Unclear step ($T \wedge n = T$ a.s) in Doob's optional sampling theorem for discrete martingales

Question

So leading up in my class we defined and proved the following things inorder to proof Doob's optional sampling theorem

A family $(X_i)_{i\in I}$ of real random variables is called uniformly integrable, if

1. $\sup_{i\in I} E(|X_i|)<\infty$

2. $\sup_{i\in I}E\left(|X_i|\cdot 1_{\{|X_i|\geq k\}}\right)\rightarrow0$ for $k\rightarrow\infty$.

Then we proved this theorem which is supposed to be an extension of the dominated convergence theorem

Let $\left(X_{n}\right)_{n \in \mathbb{N}}$ be a uniformly integrable sequence. If $X_{n}$ converges to $X$ in distribution, then $E\left(X_{n}\right) \rightarrow E(X)\hspace{15cm}(1)$

Using this theorem we got to the proof that I'm interested in

Definition Let $T$ be a stopping time. $X^{T}$ is the process defined by $X_{n}^{T}=X_{T \wedge n}$ or $X_{n}^{T}(\omega)=X_{T(\omega) \wedge n}(\omega)$

(Doob's optional sampling theorem) Let $X$ be a submartingale and let $T$ be a stopping time such that $T<\infty$ almost surely and $\left(X_{T \wedge n}\right)_{n=1,2, \ldots,}$ is uniformly integrable. Then $E\left(X_{T}\right) \geq E\left(X_{0}\right) .$ The analogue holds for supermartingales and martingales.

Proof. $T \wedge n=T$ almost surely for eventually all $n$ and thus $X_{T \wedge n} \stackrel{\text { a.s. }}{\longrightarrow} X_{T}$ and (1) implies $E\left(X_{T}\right)=\lim E\left(X_{T \wedge n}\right) \geq E\left(X_{0}\right)$

Now my questions are

1. Why is $T \wedge n = T$ a.s ? I mean I get that when $n$ goes to infinity $T \wedge n = T$ eventually is just equal to $T$ but doesn't the almost sure part on the probability measure we use ?

2. How is (1) a "extension of the dominated convergence theorem" ?

Answer 1

1. I think that the proof was trying to say that the probability that $T\wedge n \ne T$ tends to zero as $n\rightarrow\infty$ and that therefore $X_{T\wedge n}$ converges in distribution to $X_T$.

2. (1) is called the Vitali convergence theorem.
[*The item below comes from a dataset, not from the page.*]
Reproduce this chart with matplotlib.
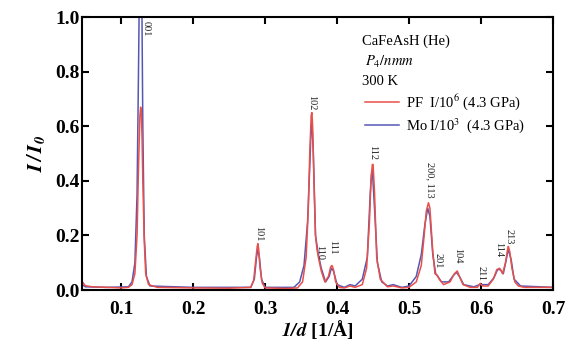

The statement of the dominated convergence theorem is as follows:

Let $f_n$ be a sequence of complex-valued measurable functions on a measure space (S, Σ, μ).

Suppose that the sequence converges pointwise to a function f and is dominated by some integrable function g in the sense that $|f_n(x)|\le g(x)$ for all numbers n in the index set of the sequence and all points x ∈ S.

Then f is integrable and $\lim_{n\rightarrow\infty}\int_S f_n\mathrm{d}\mu=\int_S f\mathrm{d}\mu$.

Now imagine that $f_n$ is the probability distribution of $X_n$ and $f$ is the probability distribution of $X$. Then (1) is saying that if $f_n\rightarrow f$ and $(X_n)_n$ is uniformly integrable then $\lim_{n\rightarrow \infty}\int_Sf_n\mathrm{d}\mu=\int_Sf\mathrm{d}\mu$. So the condition $|f_n(x)\le g(x)|$ is replaced with the weaker condition that $(X_n)_n$ is uniformly integrable.